Steve Borthwick’s first Guinness Six Nations voyage as England head coach was not lacking in drama and talking points.
Thrust in with the task of steadying the ship through choppy waters, Borthwick looked to be on track before a devastating wave from across the English Channel threatened to throw him off course.
As the fog clears, let’s consider all that went down during a dizzying few weeks for England.
Star performer – Jack Willis
Flanker Jack Willis formed part of a new look England back row and of the three he may be the most pleased with his work across the Championship.
A difficult afternoon against France aside, Willis benefited hugely from what was his first consistent run in the side since making his breakthrough in 2020.
He capped his return to the international arena with a near-perfect back row display and a try against Italy at Twickenham.
He may have failed to play more than 62 minutes in any of his four starts but given his lack of Test minutes, and having to contend with travelling back and forth from Toulouse, he can count this year’s Guinness Six Nations a job well done.
Breakthrough player – Ollie Chessum
Ollie Chessum played no part in Round 5 after suffering a cruel ankle injury but more than made his mark in his first four Championship starts.
England may have tasted defeat in their opener against Scotland but Chessum delivered an all-action display which Leicester Tigers fans have become accustomed to.
He possesses a maturity that belies his 22 years and his partnership with Maro Itoje could be one that is here to stay.
He has not suffered many significant injuries previously and though he faces a race against time to be fit for the World Cup, England will want to be careful with the gentle giant who is set for a big future.
It is not quite clear what exactly this Guinness Six Nations spells for England, but they are undoubtedly in transition.
A third consecutive Championship yielding two wins from five, while disappointing, has a firmly different feel, with an admittance pre kick-off that this campaign was never going to be England’s finest.
The defeat by France was a tough watch for those of an English persuasion but may prove to be a result that England look back on as a turning point.
Certainly their performance against Ireland was a cause for optimism, with Borthwick’s side well in the game even after Freddie Steward’s red card.
If they can replicate that performance for grit and determination and weave in a little more ingenuity in attack then there is certainly the bones of a team that can challenge once again.
Any victory in Cardiff is not to be sniffed at.
Prior to their Round 3 trip, England had not won in the Welsh capital since 2017 and never looked overly troubled by Warren Gatland’s side on this occasion.

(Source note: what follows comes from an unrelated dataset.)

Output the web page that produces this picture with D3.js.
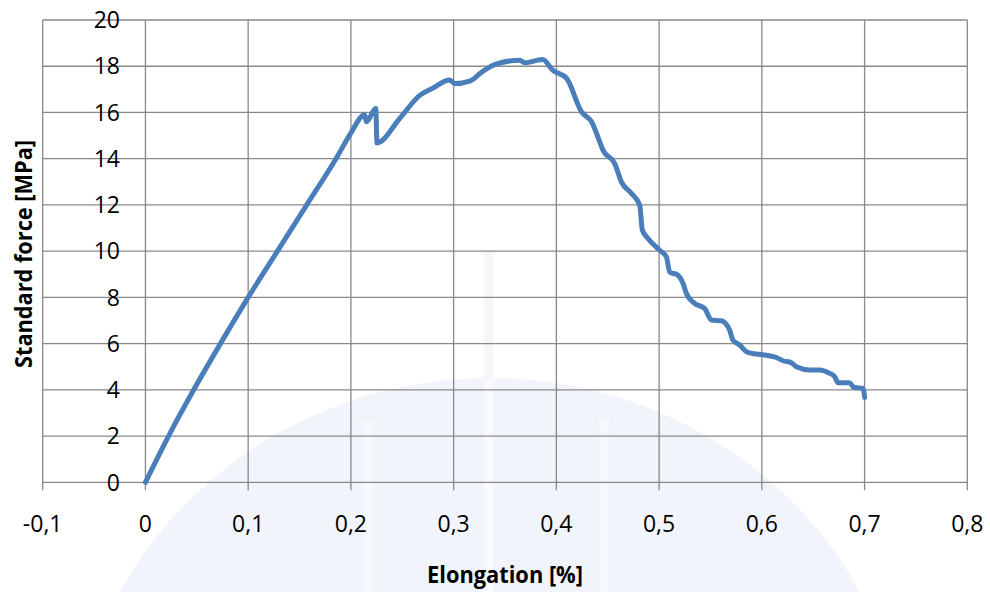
<!DOCTYPE html>
<html><head><meta charset="utf-8">
<script src="https://cdn.jsdelivr.net/npm/d3@7"></script>
<style>
html,body{margin:0;padding:0;background:#fff;}
svg{display:block;}
text{font-family:"Open Sans",sans-serif;fill:#000;}
</style></head>
<body>
<svg id="chart" width="990" height="592"></svg>
<script>
// ---- data ----
const xTicks = [-0.1, 0, 0.1, 0.2, 0.3, 0.4, 0.5, 0.6, 0.7, 0.8];
const yTicks = [0, 2, 4, 6, 8, 10, 12, 14, 16, 18, 20];
const elongation = [0, 0.0225, 0.047, 0.073, 0.1, 0.1285, 0.157, 0.1855, 0.1998, 0.2134, 0.2151, 0.2242, 0.2254,
  0.2475, 0.267, 0.2796, 0.2962, 0.301, 0.3157, 0.3283, 0.3419, 0.3643, 0.3692, 0.3867, 0.3964, 0.41,
  0.4246, 0.4344, 0.4422, 0.4454, 0.4568, 0.4633, 0.473, 0.4811, 0.4837, 0.4892, 0.5006, 0.5071, 0.5103,
  0.5184, 0.5233, 0.5266, 0.5346, 0.5444, 0.5509, 0.5606, 0.5687, 0.5719, 0.5785, 0.585, 0.5947, 0.6044,
  0.6142, 0.6206, 0.6288, 0.6336, 0.6466, 0.6564, 0.6661, 0.671, 0.6741, 0.6855, 0.6894, 0.6985, 0.7001];
const force = [0, 2, 4, 6, 8, 10, 12, 14, 15.1, 15.9, 15.6, 16.17, 14.68,
  15.74, 16.74, 17.05, 17.4, 17.25, 17.36, 17.78, 18.1, 18.26, 18.15, 18.29, 17.83, 17.47,
  16.02, 15.59, 14.73, 14.37, 13.79, 13.0, 12.5, 11.99, 10.91, 10.55, 10.04, 9.75, 9.1,
  8.96, 8.6, 8.17, 7.74, 7.52, 7.02, 6.99, 6.58, 6.15, 5.94, 5.65, 5.55, 5.5,
  5.4, 5.26, 5.17, 5.0, 4.86, 4.86, 4.71, 4.57, 4.31, 4.31, 4.11, 4.06, 3.67];
const xTitle = "Elongation [%]";
const yTitle = "Standard force [MPa]";

// ---- layout ----
const svg = d3.select("#chart");
const x = d3.scaleLinear().domain([-0.1, 0.8]).range([42.7, 967.3]);
const y = d3.scaleLinear().domain([0, 20]).range([482.3, 20]);
const fmt = v => (Math.abs(v) < 1e-9 ? "0" : d3.format(".1f")(v).replace("\u2212", "-").replace(".", ","));

// faint watermark in background
const wm = svg.append("g");
wm.append("ellipse").attr("cx", 490).attr("cy", 778).attr("rx", 418).attr("ry", 400)
  .attr("fill", "#f1f4fa");
wm.append("rect").attr("x", 484).attr("y", 250).attr("width", 9).attr("height", 130).attr("fill", "#f4f6fa");
wm.append("rect").attr("x", 484).attr("y", 380).attr("width", 9).attr("height", 212).attr("fill", "#f9fafd");
wm.append("rect").attr("x", 363).attr("y", 420).attr("width", 10).attr("height", 172).attr("fill", "#f6f8fb");
wm.append("rect").attr("x", 599).attr("y", 420).attr("width", 10).attr("height", 172).attr("fill", "#f6f8fb");

// grid
const grid = svg.append("g").attr("stroke", "#898989").attr("stroke-width", 1.3);
grid.selectAll("line.h").data(yTicks).join("line").attr("class", "h")
  .attr("x1", x(-0.1)).attr("x2", x(0.8)).attr("y1", d => y(d)).attr("y2", d => y(d));
grid.selectAll("line.v").data(xTicks).join("line").attr("class", "v")
  .attr("x1", d => x(d)).attr("x2", d => x(d)).attr("y1", y(20)).attr("y2", y(0) + 8);

// tick labels
svg.append("g").selectAll("text").data(xTicks).join("text")
  .attr("x", d => x(d)).attr("y", 532).attr("text-anchor", "middle")
  .attr("font-size", 23).text(fmt);
svg.append("g").selectAll("text").data(yTicks).join("text")
  .attr("x", 120).attr("y", d => y(d) + 8.2).attr("text-anchor", "end")
  .attr("font-size", 23).text(d => d);

// curve
const pts = elongation.map((e, i) => [e, force[i]]);
svg.append("path").datum(pts)
  .attr("fill", "none").attr("stroke", "#4a7ebb").attr("stroke-width", 5)
  .attr("stroke-linejoin", "round").attr("stroke-linecap", "round")
  .attr("d", d3.line().curve(d3.curveMonotoneX).x(d => x(d[0])).y(d => y(d[1])));

// axis titles
svg.append("text").attr("x", 505).attr("y", 582.5).attr("text-anchor", "middle")
  .attr("font-size", 23).attr("font-weight", "bold")
  .attr("textLength", 156).attr("lengthAdjust", "spacingAndGlyphs").text(xTitle);
svg.append("text").attr("transform", "translate(31.5,254) rotate(-90)").attr("text-anchor", "middle")
  .attr("font-size", 23).attr("font-weight", "bold")
  .attr("textLength", 228).attr("lengthAdjust", "spacingAndGlyphs").text(yTitle);
</script>
</body></html>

Full-back Steward stood out, leading his team for carries and metres made and also chipping in with two dominant tackles as England starved their opponents of clear-cut opportunities.
Steward said after that game that he wants to become the world’s best in his position and while the 22-year-old might not yet be at the level of Player of the Championship nominees Hugo Keenan and Thomas Ramos, time is on his side.
Seemingly the area of England’s game which Borthwick has had an immediate effect on is the set-piece.
England managed the best line-out success rate (92%) of any team, made the most maul metres of any side and scored as many tries from mauls (3) as the other nations combined.
Not too long ago the scrum was also seen as a problem area but not so under Borthwick with England managing the best scrum success rate in the Championship (96%).
With a point to prove they more than held their own until late on when numbers told against Ireland and the return to form of Anthony Watson was also a positive.
For all England’s improvements at the set piece, they have some way to go to match their rivals in open play.
That is the case on both sides of the ball too, with England completing the fewest off loads and line breaks while also registering the lowest tackle completion.
Borthwick trialled four unique midfield combinations during the Guinness Six Nations and may feel he is no closer to knowing his preferred option.
Midway through the Championship, the Owen Farrell-Marcus Smith debate seemed as decisive as ever but the former looks to have seized the upper hand in that contest but who plays outside him is anyone’s guess.
Appointing a permanent successor to Martin Gleeson as attack coach will be high on Borthwick’s priority list.
If England took a few steps forward with their wins over Italy and Wales, then the France defeat certainly knocked them back a few paces.
But their doings in Dublin ensured the campaign finished on a high even if the result was a negative one.
Borthwick has fixed England’s issues at the set piece and given time it seems inevitable that Kevin Sinfield will shore up a porous defence.
Who heads up England’s attack from both a playing and coach perspective remains to be seen – both parties will have a huge say in what this England team goes on to achieve.